Ancora una volta, invece, tutto accade, tutto veniamo a sapere solo perché intervengono uomini e donne in toga, facendo solo il loro dovere, ma perciò stesso effettuando l’esecrata opera di “supplenza” nei confronti di quegli organi pubblici che con il loro dovere hanno, invece, un rapporto evidentemente più critico. Sul punto, il Procuratore capo di Potenza afferma, in un suo comunicato, che non sono in corso indagini per disastro ambientale.

Noi ci guardiamo bene dal voler insegnare il loro mestiere agli altri, specie quando si tratta di magistrati; e siamo perfettamente consapevoli che, per una elementare questione di serietà, le valutazioni su una vicenda processuale si fanno con cognizione di causa, ossia dopo aver letto le carte. Ma, che il procedimento per disastro ci sia o meno, non sappiamo perché il Procuratore abbia sentito la necessità di emettere una nota del genere.

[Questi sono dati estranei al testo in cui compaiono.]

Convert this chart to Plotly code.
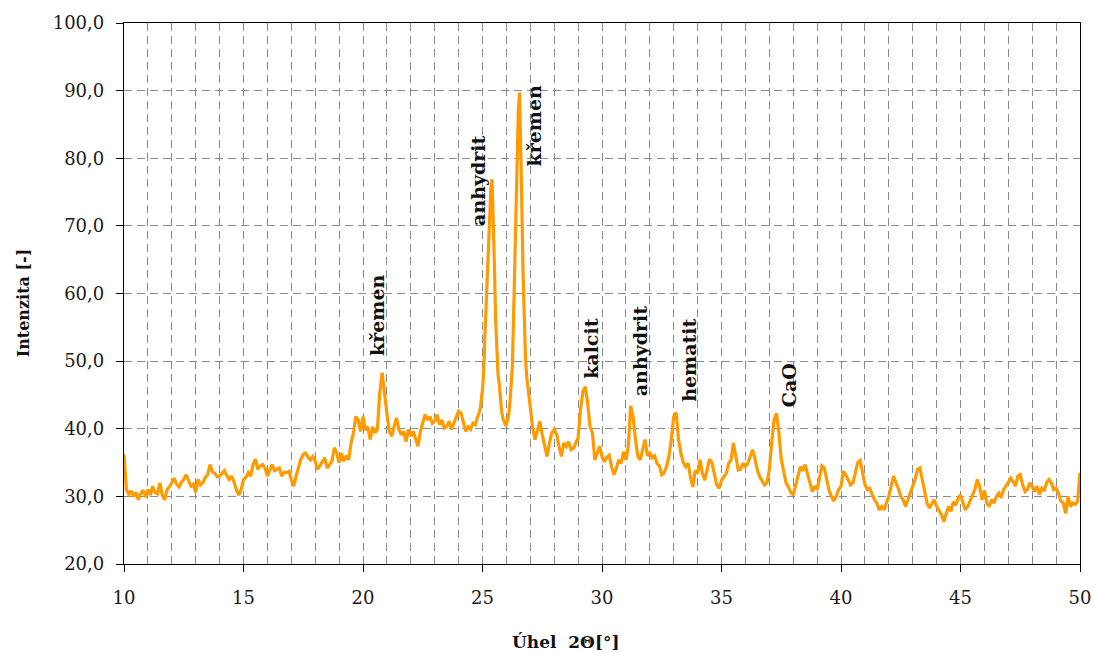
import numpy as np
import plotly.graph_objects as go

# Diffraction angle grid: 0.1° steps, refined to 0.05° across the two main peaks
angle_a = np.round(np.arange(10.0, 25.0001, 0.1), 2)
angle_b = np.round(np.arange(25.05, 27.0001, 0.05), 2)
angle_c = np.round(np.arange(27.1, 50.0001, 0.1), 2)

intensity_a = [
    36.2, 31.0, 30.3, 30.8, 30.0, 30.6, 29.5, 30.4, 30.9, 29.9,   # 10.0-10.9
    31.0, 30.2, 31.5, 30.6, 30.4, 32.0, 30.2, 29.5, 31.0, 31.4,   # 11
    32.0, 32.7, 31.8, 31.4, 32.1, 32.5, 33.2, 32.4, 31.5, 31.8,   # 12
    30.6, 32.5, 31.7, 32.0, 32.8, 33.2, 34.7, 33.6, 33.4, 32.9,   # 13
    33.0, 33.4, 33.8, 33.1, 32.5, 33.0, 32.2, 31.0, 30.2, 31.0,   # 14
    32.5, 32.8, 33.5, 33.0, 34.7, 35.5, 34.0, 34.5, 34.7, 34.2,   # 15
    33.0, 33.9, 34.7, 33.8, 34.0, 34.2, 33.0, 33.6, 33.5, 33.7,   # 16
    32.5, 31.5, 33.0, 34.2, 35.5, 36.2, 36.4, 35.8, 35.4, 35.9,   # 17
    35.2, 34.0, 34.6, 35.3, 35.7, 34.2, 34.8, 35.2, 37.2, 36.4,   # 18
    35.0, 36.4, 35.2, 36.0, 35.4, 37.9, 39.4, 41.8, 41.3, 39.6,   # 19
    41.8, 39.8, 40.3, 38.4, 40.3, 39.4, 39.9, 45.3, 48.3, 44.8,   # 20
    42.3, 39.6, 38.9, 40.3, 41.6, 39.9, 39.1, 39.6, 38.1, 39.9,   # 21
    38.9, 39.6, 38.6, 37.4, 39.6, 40.8, 42.1, 41.3, 41.8, 40.8,   # 22
    41.1, 42.1, 40.6, 41.3, 40.1, 40.3, 41.1, 39.9, 40.8, 41.8,   # 23
    42.6, 42.3, 41.1, 39.6, 40.3, 39.9, 40.8, 40.6, 41.8, 42.8,   # 24
    45.8,                                                         # 25.0
]

intensity_b = [
    48.5, 53.6, 58.0, 62.0, 67.5, 72.5, 75.5, 76.9, 72.0, 64.0,   # 25.05-25.50
    56.0, 51.5, 48.0, 46.7, 44.0, 42.6, 41.6, 41.1, 40.6, 40.6,   # 25.55-26.00
    41.2, 42.1, 44.0, 46.0, 49.2, 56.5, 65.5, 73.5, 81.5, 87.0,   # 26.05-26.50
    89.7, 83.0, 72.5, 62.5, 55.0, 50.5, 47.7, 46.0, 44.5, 43.3,   # 26.55-27.00
]

intensity_c = [
    40.1, 38.4, 39.9, 41.1, 39.1, 37.4, 35.9, 37.9, 39.4,         # 27.1-27.9
    39.9, 39.2, 37.4, 35.9, 37.9, 37.4, 38.1, 36.9, 37.1, 37.9,   # 28
    38.6, 42.8, 45.5, 46.2, 43.8, 40.3, 39.4, 35.4, 36.4, 37.4,   # 29
    35.9, 35.1, 35.8, 36.1, 34.4, 33.2, 34.2, 35.4, 34.9, 36.6,   # 30
    35.4, 37.4, 43.4, 41.8, 38.4, 35.9, 35.4, 37.1, 38.4, 36.0,   # 31
    36.4, 35.7, 36.0, 34.9, 34.5, 33.2, 33.5, 34.4, 35.9, 38.4,   # 32
    41.8, 42.4, 38.5, 36.4, 35.0, 34.4, 34.9, 32.9, 31.4, 33.8,   # 33
    33.4, 35.4, 33.4, 32.4, 33.9, 35.5, 35.0, 33.4, 31.7, 31.2,   # 34
    32.4, 32.9, 33.4, 34.9, 35.4, 37.9, 35.9, 33.9, 34.0, 34.9,   # 35
    34.4, 34.9, 35.9, 36.9, 35.6, 33.9, 32.9, 32.2, 31.7, 32.0,   # 36
    33.9, 37.9, 41.3, 42.3, 39.5, 35.5, 33.4, 32.0, 31.4, 30.6,   # 37
    30.2, 31.5, 32.9, 34.4, 33.8, 34.7, 33.3, 31.9, 30.7, 31.5,   # 38
    31.0, 32.7, 34.5, 34.2, 32.5, 30.9, 30.0, 29.3, 30.0, 31.0,   # 39
    31.5, 33.7, 33.2, 32.5, 31.7, 32.0, 33.4, 35.0, 35.3, 33.5,   # 40
    31.8, 31.0, 31.2, 30.3, 29.5, 29.0, 28.0, 28.5, 28.0, 29.0,   # 41
    30.0, 31.5, 33.0, 32.0, 31.2, 30.0, 29.5, 28.5, 29.5, 30.2,   # 42
    31.2, 32.5, 34.0, 34.2, 32.5, 30.5, 29.0, 28.3, 28.8, 29.5,   # 43
    28.5, 27.8, 27.3, 26.3, 27.5, 28.5, 27.8, 29.2, 28.7, 29.7,   # 44
    30.2, 29.0, 28.0, 28.5, 29.3, 30.2, 31.0, 32.5, 31.5, 29.5,   # 45
    30.9, 29.0, 28.5, 29.5, 29.0, 30.0, 30.5, 29.8, 31.0, 31.5,   # 46
    32.2, 32.7, 32.2, 31.5, 33.0, 33.2, 31.7, 30.7, 31.0, 32.0,   # 47
    31.5, 30.7, 31.5, 30.3, 31.2, 30.8, 32.0, 32.5, 32.0, 31.0,   # 48
    31.2, 30.5, 29.3, 29.0, 27.5, 30.0, 28.5, 29.0, 28.8, 29.3,   # 49
    33.5,                                                         # 50.0
]

angles = np.concatenate([angle_a, angle_b, angle_c])
intensity = intensity_a + intensity_b + intensity_c

# Phase labels: text, angle of label centre, intensity at label base
phase_names = ["křemen", "anhydrit", "křemen", "kalcit", "anhydrit", "hematit", "CaO"]
phase_x = [20.56, 24.84, 27.15, 29.53, 31.60, 33.61, 37.80]
phase_y = [50.6, 69.8, 78.7, 47.2, 44.7, 43.8, 43.1]

y_ticks = [20, 30, 40, 50, 60, 70, 80, 90, 100]
x_ticks = [10, 15, 20, 25, 30, 35, 40, 45, 50]

fig = go.Figure()
fig.add_trace(go.Scatter(
    x=angles, y=intensity, mode="lines",
    line=dict(color="#FF9A00", width=3.2),
    hoverinfo="x+y", showlegend=False,
))

for name, px, py in zip(phase_names, phase_x, phase_y):
    fig.add_annotation(
        x=px, y=py, xref="x", yref="y", text=name, showarrow=False,
        textangle=-90, xanchor="center", yanchor="bottom", borderpad=0,
        font=dict(family="DejaVu Serif", size=19, color="#111111", weight="bold"),
    )

fig.add_annotation(
    x=0.462, y=-0.144, xref="paper", yref="paper",
    text="Úhel\u00a0 2Θ[°]", showarrow=False, xanchor="center", yanchor="middle",
    font=dict(family="DejaVu Serif", size=17, color="#111111", weight="bold"),
)
fig.add_annotation(
    x=-0.105, y=0.483, xref="paper", yref="paper",
    text="Intenzita [-]", showarrow=False, textangle=-90,
    xanchor="center", yanchor="middle",
    font=dict(family="DejaVu Serif", size=16, color="#111111", weight="bold"),
)

grid_style = dict(gridcolor="#8a8a8a", gridwidth=1, griddash="8px,5px")

fig.update_xaxes(
    range=[10, 50], tickvals=x_ticks, ticks="outside", ticklen=7,
    tickwidth=1.3, tickcolor="#000000", ticklabelstandoff=10,
    showline=True, linecolor="#000000", linewidth=1.3, mirror=True,
    showgrid=True, **grid_style,
    minor=dict(dtick=1, showgrid=True, ticks="", **grid_style),
    tickfont=dict(family="DejaVu Serif", size=18, color="#1a1a1a"),
    zeroline=False, automargin=False,
)
fig.update_yaxes(
    range=[20, 100], tickvals=y_ticks, tickformat=".1f", ticks="outside",
    ticklen=7, tickwidth=1.3, tickcolor="#000000", ticklabelstandoff=8,
    showline=True, linecolor="#000000", linewidth=1.3, mirror=True,
    showgrid=True, **grid_style,
    tickfont=dict(family="DejaVu Serif", size=18, color="#1a1a1a"),
    zeroline=False, automargin=False,
)

fig.update_layout(
    width=1094, height=653,
    margin=dict(l=124, r=14, t=23, b=89),
    paper_bgcolor="white", plot_bgcolor="white",
    separators=", ",
)

fig.write_html("out.html")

Sappiamo, però, che dal maggio 2015, il disastro ambientale, nel codice penale, è costituito, alternativamente, da una serie di condotte contro l’ambiente o contro l’incolumità pubblica: “1) l’alterazione irreversibile dell’equilibrio di un ecosistema; 2) l’alterazione dell’equilibrio di un ecosistema la cui eliminazione risulti particolarmente onerosa e conseguibile solo con provvedimenti eccezionali; 3) l’offesa alla pubblica incolumità in ragione della rilevanza del fatto per l’estensione della compromissione o dei suoi effetti lesivi ovvero per il numero delle persone offese o esposte a pericolo.”

Condotte che, in alcuni casi, riecheggiano assai da vicino quello che, a quanto pare, è accaduto in Val d’Agri. Ma, soprattutto, sappiamo che quando una popolazione subisce un attentato al suo territorio, alla sua salute deve esercitare il suo diritto – dovere di controllo civile, di vigilanza democratica subito e senza zone franche.

Fermo il rispetto per le prerogative degli organi istituzionali, questo principio deve valere anche quando si tratta di organi di giustizia. Perché poi, per quella popolazione, può essere troppo tardi: per tutelare seriamente il suo territorio e la sua salute, ma anche solo per avere giustizia. Questa è la triste lezione che noi abbiamo imparato sul nostro territorio.

Chi, a livello di decisione amministrativa e soprattutto politica, ha autorizzato l’estrazione del petrolio e dei profitti dalla Val d’Agri e non ha vigilato sullo smaltimento dei rifiuti e, più in generale, sui costi ambientali connessi a quell’estrazione, chi ha colluso con quei trivellatori dell’ambiente e della salute pubblica lucani, nonché dell’etica civile del Paese, oggi, in larga parte, invita gli uomini e le donne di questo Paese a boicottare il referendum contro le trivelle in mare, ma che ha, ovviamente, uno straordinario significato politico – culturale nei confronti di tutte le trivelle; per non dire di questa idea di sviluppo, di questo sistema politico – economico.

In pratica, li invita a boicottare uno degli ultimi strumenti di partecipazione democratica, cioè di autodifesa collettiva, a loro disposizione.

Chissà che quegli uomini e quelle donne, come accadde già cinque anni fa con i referendum in materia di acqua e di nucleare, non dimostrino a lorsignori che le trivelle al massimo possono devastare un territorio, anche ampio, e la salute di chi ci vive, ma non la mente di un popolo.